The condo market is a more complicated picture. San Francisco condos have seen one of the most dramatic transformations, selling in just 14 days compared to 33 days last April, a 57.58% year-over-year decline. However, Santa Clara County condos are spending 46.67% more time on the market than last year, and San Mateo County condos are up 13.64%. The lone bright spot outside of San Francisco is Santa Cruz County, where condo days on market actually improved by 3.33% compared to last April.

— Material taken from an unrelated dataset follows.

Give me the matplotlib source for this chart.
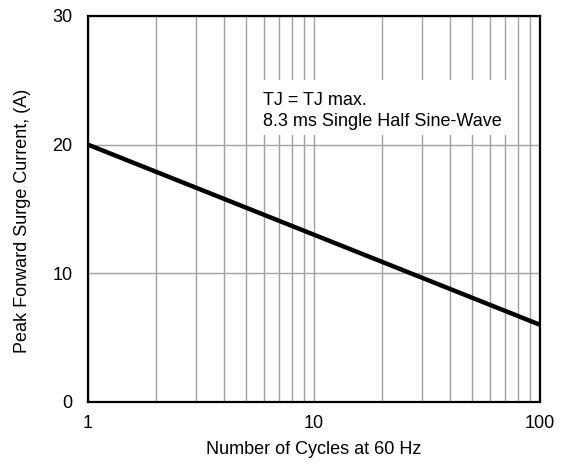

Sellers dominate the single-family market while condo buyers gain leverage
When determining whether a market is a buyers' market or a sellers' market, we look to the Months of Supply Inventory (MSI) metric. The state of California has historically averaged around three months of MSI, so any area with at or around three months of MSI is considered a balanced market. Any market that has lower than three months of MSI is considered a seller's market, whereas markets with more than three months of MSI are considered a buyers' market.
 
The single-family home market remains firmly in seller's territory across the Bay Area. San Francisco has just 1.1 months of supply, while San Mateo County sits at 1.4 months and Santa Clara County at 1.8 months. Alameda County has 1.8 months, Contra Costa County 2.1 months, Marin County 2.2 months, Solano County 2.6 months, Sonoma County 2.8 months, and Santa Cruz County 2.9 months. Napa County remains the lone outlier at 6 months, though this still represents a 33.33% year-over-year decline. The condo market, however, has shifted decisively in favor of buyers in several areas. Alameda County has 4.3 months of condo supply, Contra Costa County 4.1 months, Santa Cruz County 4.5 months, Santa Clara County 4 months, and Napa County 5.6 months. San Francisco's condo market has bucked this trend entirely, transforming from a buyer's market last April at 4.4 months to a strong seller's market today at just 2.3 months. The growing divide between the single-family and condo markets remains one of the most defining characteristics of the Bay Area heading into the summer months.